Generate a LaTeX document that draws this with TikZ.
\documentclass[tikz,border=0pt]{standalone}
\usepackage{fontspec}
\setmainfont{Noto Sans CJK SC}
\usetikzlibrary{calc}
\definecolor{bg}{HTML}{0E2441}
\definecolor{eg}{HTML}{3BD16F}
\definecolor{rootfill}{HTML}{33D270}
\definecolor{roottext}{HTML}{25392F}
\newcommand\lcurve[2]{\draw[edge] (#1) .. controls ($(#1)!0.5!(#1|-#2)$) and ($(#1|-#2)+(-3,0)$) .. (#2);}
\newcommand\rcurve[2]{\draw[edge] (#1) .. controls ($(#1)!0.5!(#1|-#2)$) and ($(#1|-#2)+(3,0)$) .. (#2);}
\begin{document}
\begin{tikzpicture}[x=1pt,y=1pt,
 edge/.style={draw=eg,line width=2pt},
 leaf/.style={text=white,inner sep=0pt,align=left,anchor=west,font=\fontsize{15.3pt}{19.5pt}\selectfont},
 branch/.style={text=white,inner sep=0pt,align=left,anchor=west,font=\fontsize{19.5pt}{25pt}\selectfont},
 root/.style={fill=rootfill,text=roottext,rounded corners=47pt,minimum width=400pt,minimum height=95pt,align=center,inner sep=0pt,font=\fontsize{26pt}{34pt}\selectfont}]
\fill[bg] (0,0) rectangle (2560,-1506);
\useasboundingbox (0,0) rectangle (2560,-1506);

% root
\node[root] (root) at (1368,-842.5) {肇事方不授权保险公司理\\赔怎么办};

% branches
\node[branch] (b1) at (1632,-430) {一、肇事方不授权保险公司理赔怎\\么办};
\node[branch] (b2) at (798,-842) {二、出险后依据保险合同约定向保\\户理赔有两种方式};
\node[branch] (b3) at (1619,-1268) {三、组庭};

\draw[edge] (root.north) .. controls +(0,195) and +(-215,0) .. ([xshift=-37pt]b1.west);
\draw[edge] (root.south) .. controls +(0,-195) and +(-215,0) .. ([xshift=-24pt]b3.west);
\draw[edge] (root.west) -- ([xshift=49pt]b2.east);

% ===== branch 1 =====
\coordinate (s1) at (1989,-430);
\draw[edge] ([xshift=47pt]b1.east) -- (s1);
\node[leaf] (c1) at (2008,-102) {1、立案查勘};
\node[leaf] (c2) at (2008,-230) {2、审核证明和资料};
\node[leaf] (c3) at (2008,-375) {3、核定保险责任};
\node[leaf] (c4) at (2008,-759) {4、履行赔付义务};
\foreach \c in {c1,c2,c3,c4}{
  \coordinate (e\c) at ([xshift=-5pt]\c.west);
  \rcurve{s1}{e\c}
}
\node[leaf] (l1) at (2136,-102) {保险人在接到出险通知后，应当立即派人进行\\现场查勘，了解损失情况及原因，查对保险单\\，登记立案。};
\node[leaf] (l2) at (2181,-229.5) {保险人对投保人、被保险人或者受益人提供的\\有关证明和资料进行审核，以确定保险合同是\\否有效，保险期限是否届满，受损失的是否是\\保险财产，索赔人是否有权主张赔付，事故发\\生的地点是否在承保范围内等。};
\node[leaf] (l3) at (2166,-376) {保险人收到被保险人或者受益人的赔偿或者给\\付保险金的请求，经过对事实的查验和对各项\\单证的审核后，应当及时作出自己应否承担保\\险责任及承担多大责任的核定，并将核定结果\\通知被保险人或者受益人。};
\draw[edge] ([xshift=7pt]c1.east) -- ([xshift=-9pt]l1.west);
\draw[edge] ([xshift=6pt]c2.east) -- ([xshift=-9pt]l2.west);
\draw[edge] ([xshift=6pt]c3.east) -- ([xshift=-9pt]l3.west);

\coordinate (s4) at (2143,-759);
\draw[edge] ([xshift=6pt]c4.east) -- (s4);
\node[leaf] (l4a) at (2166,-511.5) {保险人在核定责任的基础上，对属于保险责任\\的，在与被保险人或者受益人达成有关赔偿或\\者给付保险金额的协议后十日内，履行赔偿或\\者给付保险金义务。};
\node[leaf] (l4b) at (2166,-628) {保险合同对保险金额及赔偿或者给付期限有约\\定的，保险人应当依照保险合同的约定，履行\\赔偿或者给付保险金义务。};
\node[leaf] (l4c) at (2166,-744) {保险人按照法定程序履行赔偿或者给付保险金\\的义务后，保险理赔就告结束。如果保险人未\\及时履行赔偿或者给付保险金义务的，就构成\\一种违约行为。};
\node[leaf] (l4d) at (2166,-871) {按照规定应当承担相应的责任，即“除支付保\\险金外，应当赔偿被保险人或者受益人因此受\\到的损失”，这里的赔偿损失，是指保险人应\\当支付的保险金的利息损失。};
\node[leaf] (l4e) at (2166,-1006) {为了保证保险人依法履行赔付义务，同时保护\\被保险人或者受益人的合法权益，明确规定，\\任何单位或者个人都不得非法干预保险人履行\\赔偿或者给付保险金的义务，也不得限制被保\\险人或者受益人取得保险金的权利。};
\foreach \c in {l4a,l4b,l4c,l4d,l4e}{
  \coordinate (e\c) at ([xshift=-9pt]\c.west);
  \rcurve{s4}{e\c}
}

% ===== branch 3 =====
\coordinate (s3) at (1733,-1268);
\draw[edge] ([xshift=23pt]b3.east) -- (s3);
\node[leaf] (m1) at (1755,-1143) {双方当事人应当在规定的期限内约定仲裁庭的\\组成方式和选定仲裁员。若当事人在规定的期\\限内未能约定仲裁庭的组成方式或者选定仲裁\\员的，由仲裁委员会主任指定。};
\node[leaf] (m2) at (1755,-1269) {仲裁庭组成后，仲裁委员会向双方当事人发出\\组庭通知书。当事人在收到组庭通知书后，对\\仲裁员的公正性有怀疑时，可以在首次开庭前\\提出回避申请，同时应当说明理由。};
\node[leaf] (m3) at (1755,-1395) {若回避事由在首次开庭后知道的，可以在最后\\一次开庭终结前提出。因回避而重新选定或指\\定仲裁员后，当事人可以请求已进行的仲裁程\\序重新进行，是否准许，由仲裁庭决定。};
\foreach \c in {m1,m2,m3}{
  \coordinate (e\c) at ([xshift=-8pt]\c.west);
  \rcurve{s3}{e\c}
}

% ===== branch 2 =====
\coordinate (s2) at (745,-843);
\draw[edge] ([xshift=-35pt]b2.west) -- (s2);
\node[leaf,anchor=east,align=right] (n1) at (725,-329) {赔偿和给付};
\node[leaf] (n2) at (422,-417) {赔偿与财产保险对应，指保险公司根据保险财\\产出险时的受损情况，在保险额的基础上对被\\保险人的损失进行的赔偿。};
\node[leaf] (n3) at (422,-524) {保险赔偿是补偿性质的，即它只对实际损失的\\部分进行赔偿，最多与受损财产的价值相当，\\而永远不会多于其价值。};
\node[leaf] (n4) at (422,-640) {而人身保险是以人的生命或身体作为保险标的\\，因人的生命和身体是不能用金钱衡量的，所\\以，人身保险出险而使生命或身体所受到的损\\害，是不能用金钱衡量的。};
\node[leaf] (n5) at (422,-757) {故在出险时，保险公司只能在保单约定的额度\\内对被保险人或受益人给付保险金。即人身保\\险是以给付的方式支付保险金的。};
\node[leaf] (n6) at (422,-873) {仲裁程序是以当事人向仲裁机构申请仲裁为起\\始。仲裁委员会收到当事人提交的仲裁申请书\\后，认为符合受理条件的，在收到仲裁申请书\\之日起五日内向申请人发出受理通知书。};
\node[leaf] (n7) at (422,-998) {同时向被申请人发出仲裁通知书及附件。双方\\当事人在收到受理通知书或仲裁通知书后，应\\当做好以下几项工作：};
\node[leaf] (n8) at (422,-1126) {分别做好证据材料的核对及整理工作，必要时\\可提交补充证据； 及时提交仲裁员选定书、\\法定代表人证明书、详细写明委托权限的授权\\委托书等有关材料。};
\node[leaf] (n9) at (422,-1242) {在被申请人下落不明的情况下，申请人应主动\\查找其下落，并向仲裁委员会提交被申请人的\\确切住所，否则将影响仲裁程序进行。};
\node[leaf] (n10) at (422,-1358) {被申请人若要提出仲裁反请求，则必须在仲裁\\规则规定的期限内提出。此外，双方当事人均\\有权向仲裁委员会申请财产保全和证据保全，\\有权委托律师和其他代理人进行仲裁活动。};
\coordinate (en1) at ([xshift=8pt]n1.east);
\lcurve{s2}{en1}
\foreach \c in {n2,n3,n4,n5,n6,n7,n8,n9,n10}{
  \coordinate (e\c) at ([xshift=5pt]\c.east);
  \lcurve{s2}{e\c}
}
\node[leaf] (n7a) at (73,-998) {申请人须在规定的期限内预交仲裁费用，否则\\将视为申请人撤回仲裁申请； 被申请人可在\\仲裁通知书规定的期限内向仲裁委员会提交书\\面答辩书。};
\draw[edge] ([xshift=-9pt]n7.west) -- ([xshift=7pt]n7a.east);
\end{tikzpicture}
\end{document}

********

PROBLEM DETAILS —
Each line from the top of the material above through the line with "(root.west) -- ([xshift=49pt]b2.east);" must be echoed exactly, and no other line.

WRITTEN REPLY —
Generate a LaTeX document that draws this with TikZ.
\documentclass[tikz,border=0pt]{standalone}
\usepackage{fontspec}
\setmainfont{Noto Sans CJK SC}
\usetikzlibrary{calc}
\definecolor{bg}{HTML}{0E2441}
\definecolor{eg}{HTML}{3BD16F}
\definecolor{rootfill}{HTML}{33D270}
\definecolor{roottext}{HTML}{25392F}
\newcommand\lcurve[2]{\draw[edge] (#1) .. controls ($(#1)!0.5!(#1|-#2)$) and ($(#1|-#2)+(-3,0)$) .. (#2);}
\newcommand\rcurve[2]{\draw[edge] (#1) .. controls ($(#1)!0.5!(#1|-#2)$) and ($(#1|-#2)+(3,0)$) .. (#2);}
\begin{document}
\begin{tikzpicture}[x=1pt,y=1pt,
 edge/.style={draw=eg,line width=2pt},
 leaf/.style={text=white,inner sep=0pt,align=left,anchor=west,font=\fontsize{15.3pt}{19.5pt}\selectfont},
 branch/.style={text=white,inner sep=0pt,align=left,anchor=west,font=\fontsize{19.5pt}{25pt}\selectfont},
 root/.style={fill=rootfill,text=roottext,rounded corners=47pt,minimum width=400pt,minimum height=95pt,align=center,inner sep=0pt,font=\fontsize{26pt}{34pt}\selectfont}]
\fill[bg] (0,0) rectangle (2560,-1506);
\useasboundingbox (0,0) rectangle (2560,-1506);

% root
\node[root] (root) at (1368,-842.5) {肇事方不授权保险公司理\\赔怎么办};

% branches
\node[branch] (b1) at (1632,-430) {一、肇事方不授权保险公司理赔怎\\么办};
\node[branch] (b2) at (798,-842) {二、出险后依据保险合同约定向保\\户理赔有两种方式};
\node[branch] (b3) at (1619,-1268) {三、组庭};

\draw[edge] (root.north) .. controls +(0,195) and +(-215,0) .. ([xshift=-37pt]b1.west);
\draw[edge] (root.south) .. controls +(0,-195) and +(-215,0) .. ([xshift=-24pt]b3.west);
\draw[edge] (root.west) -- ([xshift=49pt]b2.east);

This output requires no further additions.